猿の自撮り写真が巻き起こした裁判騒動とは?
2025/07/10

2011年、インドネシアの猿が写真家のカメラを使って自撮り写真を撮影し、その画像の著作権をめぐって大きな議論と裁判が起きました。この「猿自撮り裁判」は動物の著作権と人間の権利の境界を考えるうえで、世界中の注目を集めました。
事件の概要
写真家デイヴィッド・スレーター氏が野生のカニクイザルにカメラを設置したところ、猿がそのカメラで連続して自撮り写真を撮りました。これらの写真は非常にユニークで話題となり、メディアにも多く取り上げられました。
しかし、後にこの写真の著作権をめぐって問題が発生。スレーター氏が著作権を主張しましたが、写真は猿がシャッターを押したものであり、人間ではないため著作権が成立しないのではないかという議論が起こりました。
裁判の争点
著作権は一般的に「人間の創作物」に適用されるため、動物が自ら作成した作品に著作権が認められるかが問題になりました。アメリカの著作権局は「人間以外の動物が作成した作品には著作権は認められない」と明言しています。

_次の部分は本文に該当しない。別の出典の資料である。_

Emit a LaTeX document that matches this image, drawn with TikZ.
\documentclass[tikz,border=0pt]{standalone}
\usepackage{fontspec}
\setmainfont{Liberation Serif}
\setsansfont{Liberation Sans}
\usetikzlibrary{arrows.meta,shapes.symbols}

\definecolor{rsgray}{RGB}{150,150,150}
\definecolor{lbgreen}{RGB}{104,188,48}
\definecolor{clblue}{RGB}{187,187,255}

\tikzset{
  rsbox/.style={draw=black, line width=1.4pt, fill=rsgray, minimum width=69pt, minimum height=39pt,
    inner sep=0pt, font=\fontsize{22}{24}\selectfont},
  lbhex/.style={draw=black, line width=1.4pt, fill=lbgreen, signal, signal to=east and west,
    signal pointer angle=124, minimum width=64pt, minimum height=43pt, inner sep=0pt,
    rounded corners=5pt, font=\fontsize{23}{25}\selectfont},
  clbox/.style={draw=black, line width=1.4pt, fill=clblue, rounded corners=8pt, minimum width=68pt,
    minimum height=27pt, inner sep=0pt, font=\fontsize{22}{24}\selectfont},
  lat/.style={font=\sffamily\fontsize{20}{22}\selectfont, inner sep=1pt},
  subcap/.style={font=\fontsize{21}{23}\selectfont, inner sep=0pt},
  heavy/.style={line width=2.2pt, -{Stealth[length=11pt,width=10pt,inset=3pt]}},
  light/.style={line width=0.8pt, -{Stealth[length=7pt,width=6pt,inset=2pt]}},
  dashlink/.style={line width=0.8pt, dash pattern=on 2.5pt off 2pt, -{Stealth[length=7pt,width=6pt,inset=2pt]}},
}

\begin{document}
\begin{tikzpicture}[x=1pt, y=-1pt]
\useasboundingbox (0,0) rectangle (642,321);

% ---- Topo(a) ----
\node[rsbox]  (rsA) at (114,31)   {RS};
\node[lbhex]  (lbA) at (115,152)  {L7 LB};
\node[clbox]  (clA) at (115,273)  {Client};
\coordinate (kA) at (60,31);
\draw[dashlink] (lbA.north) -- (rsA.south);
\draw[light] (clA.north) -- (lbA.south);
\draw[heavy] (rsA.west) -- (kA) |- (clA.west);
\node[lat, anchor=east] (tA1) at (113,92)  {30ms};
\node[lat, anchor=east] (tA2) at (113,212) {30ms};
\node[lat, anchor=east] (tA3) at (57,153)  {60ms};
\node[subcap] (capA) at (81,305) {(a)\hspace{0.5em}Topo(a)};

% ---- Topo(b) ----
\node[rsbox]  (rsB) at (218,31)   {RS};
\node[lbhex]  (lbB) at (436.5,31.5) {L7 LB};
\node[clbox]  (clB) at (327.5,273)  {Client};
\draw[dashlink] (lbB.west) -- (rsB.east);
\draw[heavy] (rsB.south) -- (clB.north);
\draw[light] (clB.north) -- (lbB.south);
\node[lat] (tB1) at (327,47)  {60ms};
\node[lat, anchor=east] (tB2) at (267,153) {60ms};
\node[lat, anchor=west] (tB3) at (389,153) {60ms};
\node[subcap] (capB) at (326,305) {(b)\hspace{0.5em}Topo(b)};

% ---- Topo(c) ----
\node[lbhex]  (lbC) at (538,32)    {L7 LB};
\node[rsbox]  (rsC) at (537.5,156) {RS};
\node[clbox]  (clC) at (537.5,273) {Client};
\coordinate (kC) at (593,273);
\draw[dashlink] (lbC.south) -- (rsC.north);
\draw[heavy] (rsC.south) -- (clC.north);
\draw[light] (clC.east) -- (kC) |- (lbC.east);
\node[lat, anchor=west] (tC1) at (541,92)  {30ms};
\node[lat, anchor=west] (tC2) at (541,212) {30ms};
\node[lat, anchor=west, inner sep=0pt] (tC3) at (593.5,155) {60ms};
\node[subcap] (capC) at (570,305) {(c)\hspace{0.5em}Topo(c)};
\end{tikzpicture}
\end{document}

このため、スレーター氏の著作権申請は認められず、裁判に発展しました。最終的にはスレーター氏は著作権を主張せずに和解に至っています。
この事件が示すもの
この事件は、AIや動物、ロボットなど「人間以外の存在が作る作品」の著作権問題の先駆けとなりました。法制度が新しいテクノロジーや創作のあり方に追いついていないことを示し、今後の著作権法改正の議論にも影響を与えています。